A group of film industry medics has evolved from providing aid on local film sets to bringing clinical lab testing to the public.
Heather Drake Bianchi, CEO of Cinemedics and Drakos Clinical Laboratories, said they were quickly called to process large amounts of COVID tests after a film they were working on, Plan B, was shut down due to the pandemic.
“You know we tested like 130 people in two hours, which compared to what we do now is almost laughable, but for us it was a big celebration because we figured out how to do it—people weren't doing that back then,” Bianchi said.
The rapid testing allowed filming to resume at American High, a Liverpool-based production company, and get people back to work. Then Bianchi said she and her team realized the already-strained local healthcare system needed another option for clinical lab testing. She said breakthroughs in science and technological processes helped their team’s mission to help.

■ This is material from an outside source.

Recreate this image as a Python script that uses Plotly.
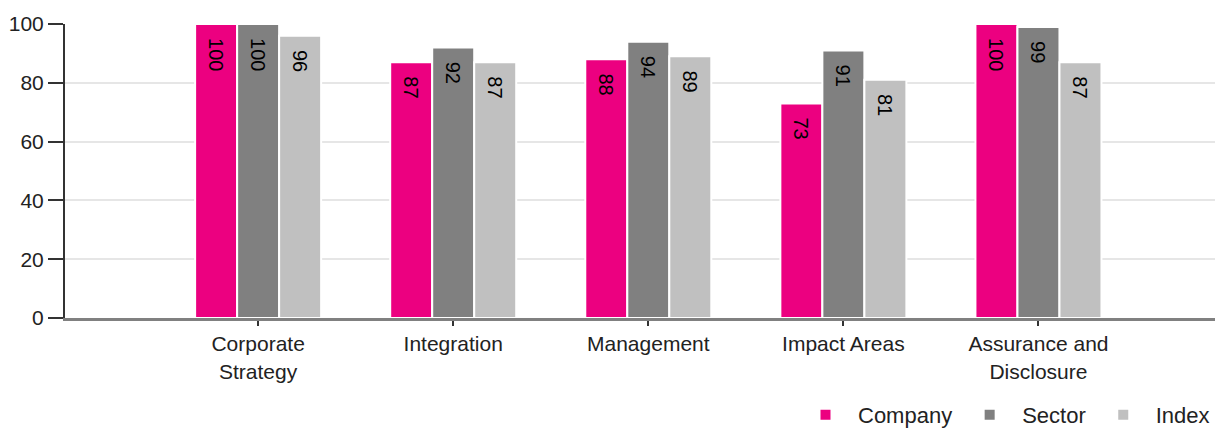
import plotly.graph_objects as go

# данные с картинки
categories = ["Corporate<br>Strategy", "Integration", "Management",
              "Impact Areas", "Assurance and<br>Disclosure"]
company = [100, 87, 88, 73, 100]
sector = [100, 92, 94, 91, 99]
index_vals = [96, 87, 89, 81, 87]
y_ticks = [0, 20, 40, 60, 80, 100]

series = [
    ("Company", company, "#EC0080"),
    ("Sector", sector, "#808080"),
    ("Index", index_vals, "#C0C0C0"),
]

fig = go.Figure()
for name, vals, color in series:
    fig.add_trace(go.Bar(
        name=name,
        x=categories,
        y=vals,
        marker=dict(color=color, line=dict(color="white", width=2)),
        text=["\u00a0\u00a0" + str(v) for v in vals],
        textposition="inside",
        insidetextanchor="end",
        textangle=90,
        insidetextfont=dict(color="black", size=20, family="Liberation Sans, Arial"),
        cliponaxis=False,
    ))

# страница добавляет 8px отступа, поэтому фигура чуть меньше окна
fig.update_layout(
    width=1207, height=426,
    barmode="group",
    bargap=0.354,
    bargroupgap=0,
    plot_bgcolor="white",
    paper_bgcolor="white",
    margin=dict(l=57, r=0, t=16, b=116),
    font=dict(family="Liberation Sans, Arial", size=20, color="#222222"),
    uniformtext=dict(mode="show", minsize=18),
    legend=dict(
        orientation="h",
        x=1.0, xanchor="right", xref="paper",
        y=0.045, yanchor="middle", yref="container",
        font=dict(size=22, color="#222222"),
        itemwidth=55,
        traceorder="normal",
    ),
)

fig.update_xaxes(
    range=[-0.99, 4.905],
    automargin=False,
    showline=True, linecolor="#808080", linewidth=3,
    ticks="outside", ticklen=5, tickwidth=2, tickcolor="#333333",
    tickfont=dict(size=21),
    showgrid=False,
)
fig.update_yaxes(
    range=[0, 100],
    automargin=False,
    tickvals=y_ticks,
    showline=True, linecolor="#333333", linewidth=2,
    ticks="outside", ticklen=15, tickwidth=2, tickcolor="#333333",
    tickfont=dict(size=21),
    showgrid=True, gridcolor="#E6E6E6", gridwidth=2,
    zeroline=False,
)

fig.write_html("out.html")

“In this case of laboratory testing, it’s given us the ability to perform real time testing in a significantly increased diversity of care settings so that it’s in the home, in the work place, patients centered medical homes,” Bianchi said.
She said sound clinical evidence with real-time data from patient-centered labs helps their outcomes.

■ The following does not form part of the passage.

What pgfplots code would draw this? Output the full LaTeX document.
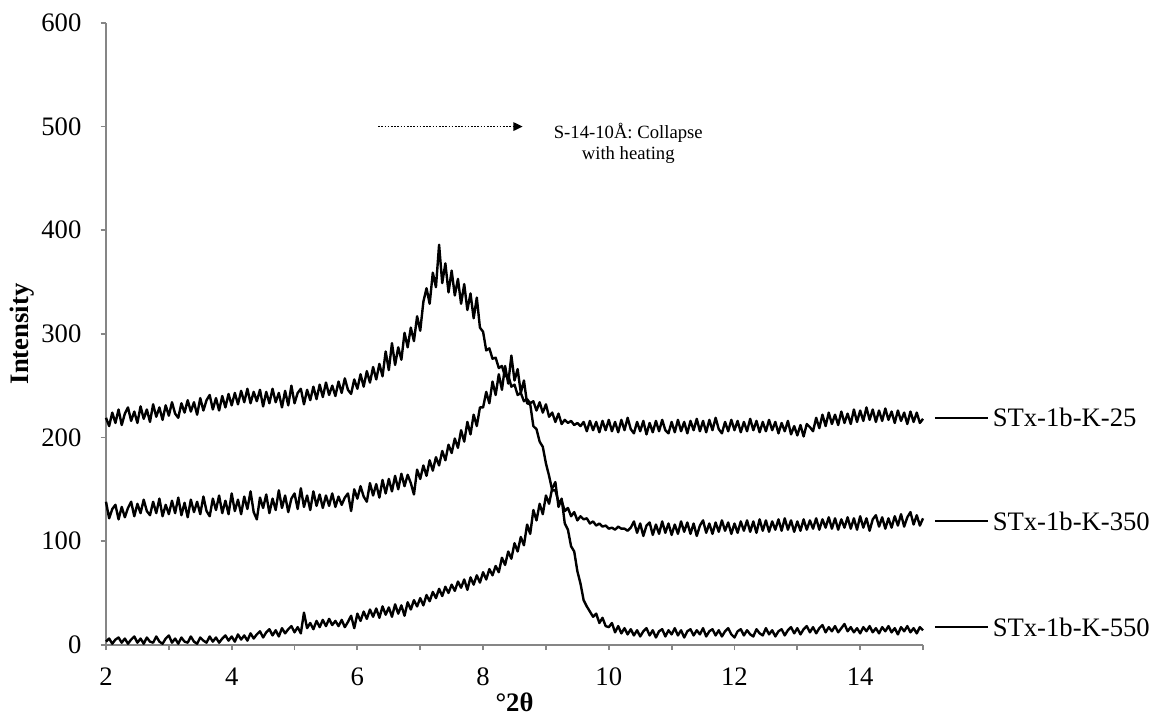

“I would love to be able to support the veteran community, the LGBTQ community, parents with multiple kids who just can’t get to the doctor and they just need someone to come to them, cancer patients who really need to stay out of the hospital, our elderly population who would like to enjoy aging in place, that’s my goal," she said.
Cinemedics has a lab at Northeast Medical Center in Fayetteville and can schedule onsite appointment for their mobile lab.